═════ Data segment

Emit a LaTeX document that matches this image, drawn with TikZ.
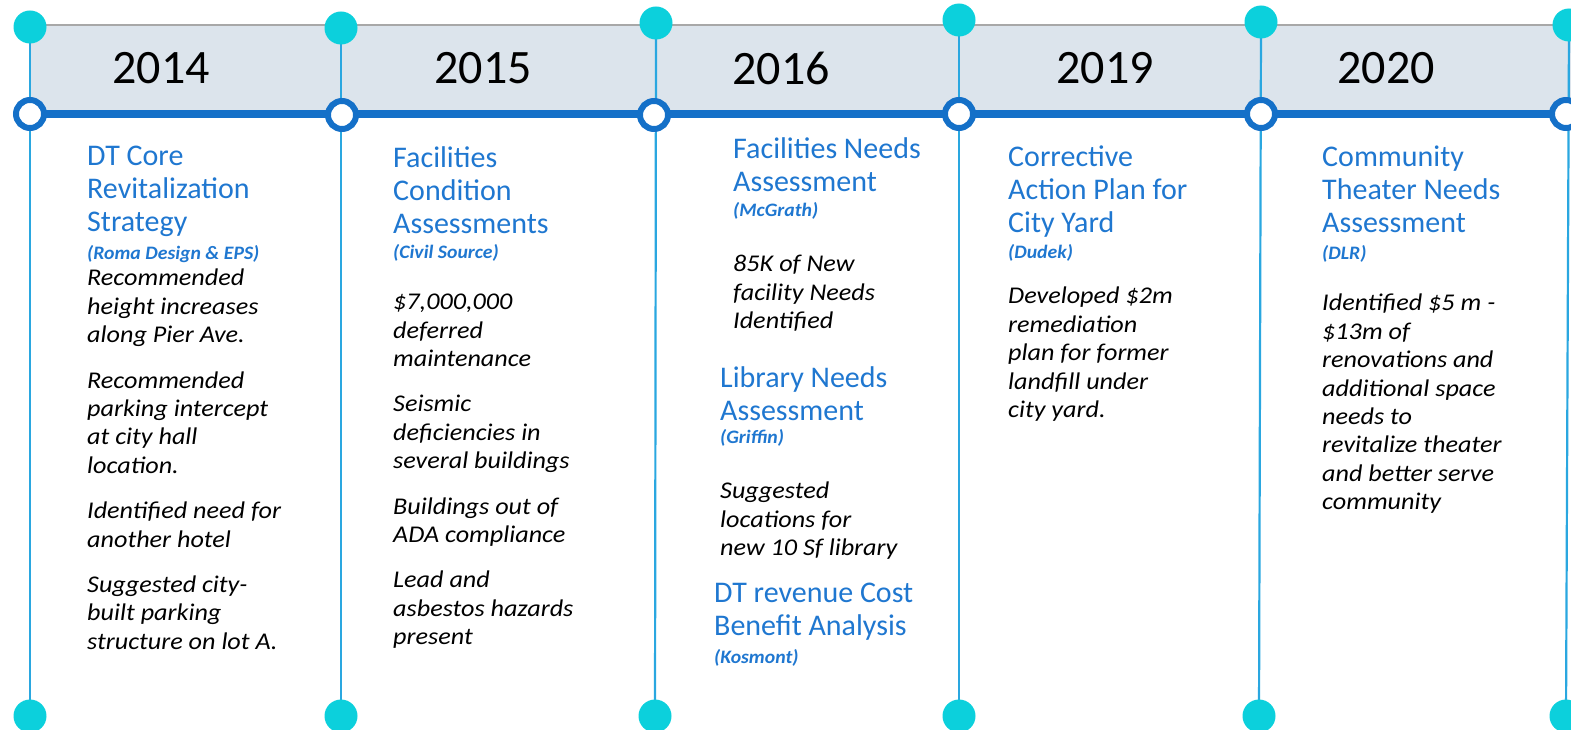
\documentclass[tikz,border=0pt]{standalone}
\usepackage{fontspec}
\setmainfont{Carlito}
\newfontfamily\bodyfont[FakeStretch=1.09]{Carlito}
\newfontfamily\subfont[FakeStretch=1.04]{Carlito}
\definecolor{bandfill}{HTML}{DCE4EC}
\definecolor{bandedge}{HTML}{A8A8A8}
\definecolor{mainblue}{HTML}{1470C8}
\definecolor{vblue}{HTML}{2AA7E0}
\definecolor{dotcyan}{HTML}{0CD0DC}
\definecolor{titleblue}{HTML}{1F77D0}
\tikzset{
  vline/.style={draw=vblue, line width=2.2pt},
  topdot/.style={circle, fill=dotcyan, minimum size=33pt, inner sep=0pt},
  hollow/.style={circle, draw=mainblue, line width=6pt, fill=white, minimum size=28pt, inner sep=0pt},
  yearlbl/.style={font=\fontsize{48}{52}\selectfont, text=black, inner sep=0pt},
  ttl/.style={font=\fontsize{30}{33}\selectfont, text=titleblue, align=left, anchor=north west, inner sep=0pt},
  sub/.style={font={\subfont\bfseries\itshape\fontsize{19}{22}\selectfont}, text=titleblue, align=left, anchor=north west, inner sep=0pt},
  body/.style={font={\bodyfont\itshape\fontsize{24}{28.4}\selectfont}, text=black, align=left, anchor=north west, inner sep=0pt},
}
\begin{document}
\begin{tikzpicture}[x=1pt,y=-1pt]
\useasboundingbox (0,0) rectangle (1571,730);
% band
\fill[bandfill] (30,25) rectangle (1571,113);
\draw[bandedge, line width=1.5pt] (30,25) -- (1571,25);
% dot coordinates
\coordinate (t1) at (30,27);
\coordinate (t2) at (341,28);
\coordinate (t3) at (656,23);
\coordinate (t4) at (959,20);
\coordinate (t5) at (1261,22);
\coordinate (t6) at (1569,25);
\coordinate (b1) at (30,716);
\coordinate (b2) at (341,716);
\coordinate (b3) at (655,716);
\coordinate (b4) at (959,716);
\coordinate (b5) at (1259,716);
\coordinate (b6) at (1566,716);
% vertical lines
\foreach \i in {1,...,6} { \draw[vline] (t\i) -- (b\i); }
% main line
\coordinate (ls) at (30,114);
\coordinate (le) at (1571,114);
\draw[mainblue, line width=8pt] (ls) -- (le);
% hollow circles
\node[hollow] (h1) at (30,114) {};
\node[hollow] (h2) at (342,115) {};
\node[hollow] (h3) at (654,115) {};
\node[hollow] (h4) at (959,114) {};
\node[hollow] (h5) at (1261,114) {};
\node[hollow] (h6) at (1566,114) {};
% dots
\foreach \i in {1,...,6} {
  \node[topdot] (td\i) at (t\i) {};
  \node[topdot] (bd\i) at (b\i) {};
}
% years
\node[yearlbl] (y1) at (161,68) {2014};
\node[yearlbl] (y2) at (483,68) {2015};
\node[yearlbl] (y3) at (781,68) {2016};
\node[yearlbl] (y4) at (1105,68) {2019};
\node[yearlbl] (y5) at (1386,68) {2020};
% column 1
\node[ttl] (c1t) at (87,146) {DT Core\\Revitalization\\Strategy};
\node[sub] (c1s) at (87,245) {(Roma Design \& EPS)};
\node[body] (c1b) at (87,269) {Recommended\\height increases\\along Pier Ave.\\[17pt]Recommended\\parking intercept\\at city hall\\location.\\[17pt]Identified need for\\another hotel\\[17pt]Suggested city-\\built parking\\structure on lot A.};
% column 2
\node[ttl] (c2t) at (393,146) {Facilities\\Condition\\Assessments};
\node[sub] (c2s) at (393,244) {(Civil Source)};
\node[body] (c2b) at (393,294) {\$7,000,000\\deferred\\maintenance\\[17pt]Seismic\\deficiencies in\\several buildings\\[17pt]Buildings out of\\ADA compliance\\[17pt]Lead and\\asbestos hazards\\present};
% column 3
\node[ttl] (c3t) at (733,137) {Facilities Needs\\Assessment};
\node[sub] (c3s) at (733,202) {(McGrath)};
\node[body] (c3b) at (733,255) {85K of New\\facility Needs\\Identified};
\node[ttl] (c3t2) at (720,366) {Library Needs\\Assessment};
\node[sub] (c3s2) at (720,429) {(Griffin)};
\node[body] (c3b2) at (720,482) {Suggested\\locations for\\new 10 Sf library};
\node[ttl] (c3t3) at (714,583) {DT revenue Cost\\Benefit Analysis};
\node[sub] (c3s3) at (714,649) {(Kosmont)};
% column 4
\node[ttl] (c4t) at (1008,146) {Corrective\\Action Plan for\\City Yard};
\node[sub] (c4s) at (1008,244) {(Dudek)};
\node[body] (c4b) at (1008,287) {Developed \$2m\\remediation\\plan for former\\landfill under\\city yard.};
% column 5
\node[ttl] (c5t) at (1322,146) {Community\\Theater Needs\\Assessment};
\node[sub] (c5s) at (1322,245) {(DLR)};
\node[body] (c5b) at (1322,294) {Identified \$5 m -\\\$13m of\\renovations and\\additional space\\needs to\\revitalize theater\\and better serve\\community};
\end{tikzpicture}
\end{document}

══════════

Omit every picture, then reproduce the rest of the listing exactly.

• Result
Emit a LaTeX document that matches this image, drawn with TikZ.
\documentclass[tikz,border=0pt]{standalone}
\usepackage{fontspec}
\setmainfont{Carlito}
\newfontfamily\bodyfont[FakeStretch=1.09]{Carlito}
\newfontfamily\subfont[FakeStretch=1.04]{Carlito}
\definecolor{bandfill}{HTML}{DCE4EC}
\definecolor{bandedge}{HTML}{A8A8A8}
\definecolor{mainblue}{HTML}{1470C8}
\definecolor{vblue}{HTML}{2AA7E0}
\definecolor{dotcyan}{HTML}{0CD0DC}
\definecolor{titleblue}{HTML}{1F77D0}
\tikzset{
  vline/.style={draw=vblue, line width=2.2pt},
  topdot/.style={circle, fill=dotcyan, minimum size=33pt, inner sep=0pt},
  hollow/.style={circle, draw=mainblue, line width=6pt, fill=white, minimum size=28pt, inner sep=0pt},
  yearlbl/.style={font=\fontsize{48}{52}\selectfont, text=black, inner sep=0pt},
  ttl/.style={font=\fontsize{30}{33}\selectfont, text=titleblue, align=left, anchor=north west, inner sep=0pt},
  sub/.style={font={\subfont\bfseries\itshape\fontsize{19}{22}\selectfont}, text=titleblue, align=left, anchor=north west, inner sep=0pt},
  body/.style={font={\bodyfont\itshape\fontsize{24}{28.4}\selectfont}, text=black, align=left, anchor=north west, inner sep=0pt},
}
\begin{document}
\begin{tikzpicture}[x=1pt,y=-1pt]
\useasboundingbox (0,0) rectangle (1571,730);
% band
\fill[bandfill] (30,25) rectangle (1571,113);
\draw[bandedge, line width=1.5pt] (30,25) -- (1571,25);
% dot coordinates
\coordinate (t1) at (30,27);
\coordinate (t2) at (341,28);
\coordinate (t3) at (656,23);
\coordinate (t4) at (959,20);
\coordinate (t5) at (1261,22);
\coordinate (t6) at (1569,25);
\coordinate (b1) at (30,716);
\coordinate (b2) at (341,716);
\coordinate (b3) at (655,716);
\coordinate (b4) at (959,716);
\coordinate (b5) at (1259,716);
\coordinate (b6) at (1566,716);
% vertical lines
\foreach \i in {1,...,6} { \draw[vline] (t\i) -- (b\i); }
% main line
\coordinate (ls) at (30,114);
\coordinate (le) at (1571,114);
\draw[mainblue, line width=8pt] (ls) -- (le);
% hollow circles
\node[hollow] (h1) at (30,114) {};
\node[hollow] (h2) at (342,115) {};
\node[hollow] (h3) at (654,115) {};
\node[hollow] (h4) at (959,114) {};
\node[hollow] (h5) at (1261,114) {};
\node[hollow] (h6) at (1566,114) {};
% dots
\foreach \i in {1,...,6} {
  \node[topdot] (td\i) at (t\i) {};
  \node[topdot] (bd\i) at (b\i) {};
}
% years
\node[yearlbl] (y1) at (161,68) {2014};
\node[yearlbl] (y2) at (483,68) {2015};
\node[yearlbl] (y3) at (781,68) {2016};
\node[yearlbl] (y4) at (1105,68) {2019};
\node[yearlbl] (y5) at (1386,68) {2020};
% column 1
\node[ttl] (c1t) at (87,146) {DT Core\\Revitalization\\Strategy};
\node[sub] (c1s) at (87,245) {(Roma Design \& EPS)};
\node[body] (c1b) at (87,269) {Recommended\\height increases\\along Pier Ave.\\[17pt]Recommended\\parking intercept\\at city hall\\location.\\[17pt]Identified need for\\another hotel\\[17pt]Suggested city-\\built parking\\structure on lot A.};
% column 2
\node[ttl] (c2t) at (393,146) {Facilities\\Condition\\Assessments};
\node[sub] (c2s) at (393,244) {(Civil Source)};
\node[body] (c2b) at (393,294) {\$7,000,000\\deferred\\maintenance\\[17pt]Seismic\\deficiencies in\\several buildings\\[17pt]Buildings out of\\ADA compliance\\[17pt]Lead and\\asbestos hazards\\present};
% column 3
\node[ttl] (c3t) at (733,137) {Facilities Needs\\Assessment};
\node[sub] (c3s) at (733,202) {(McGrath)};
\node[body] (c3b) at (733,255) {85K of New\\facility Needs\\Identified};
\node[ttl] (c3t2) at (720,366) {Library Needs\\Assessment};
\node[sub] (c3s2) at (720,429) {(Griffin)};
\node[body] (c3b2) at (720,482) {Suggested\\locations for\\new 10 Sf library};
\node[ttl] (c3t3) at (714,583) {DT revenue Cost\\Benefit Analysis};
\node[sub] (c3s3) at (714,649) {(Kosmont)};
% column 4
\node[ttl] (c4t) at (1008,146) {Corrective\\Action Plan for\\City Yard};
\node[sub] (c4s) at (1008,244) {(Dudek)};
\node[body] (c4b) at (1008,287) {Developed \$2m\\remediation\\plan for former\\landfill under\\city yard.};
% column 5
\node[ttl] (c5t) at (1322,146) {Community\\Theater Needs\\Assessment};
\node[sub] (c5s) at (1322,245) {(DLR)};
\node[body] (c5b) at (1322,294) {Identified \$5 m -\\\$13m of\\renovations and\\additional space\\needs to\\revitalize theater\\and better serve\\community};
\end{tikzpicture}
\end{document}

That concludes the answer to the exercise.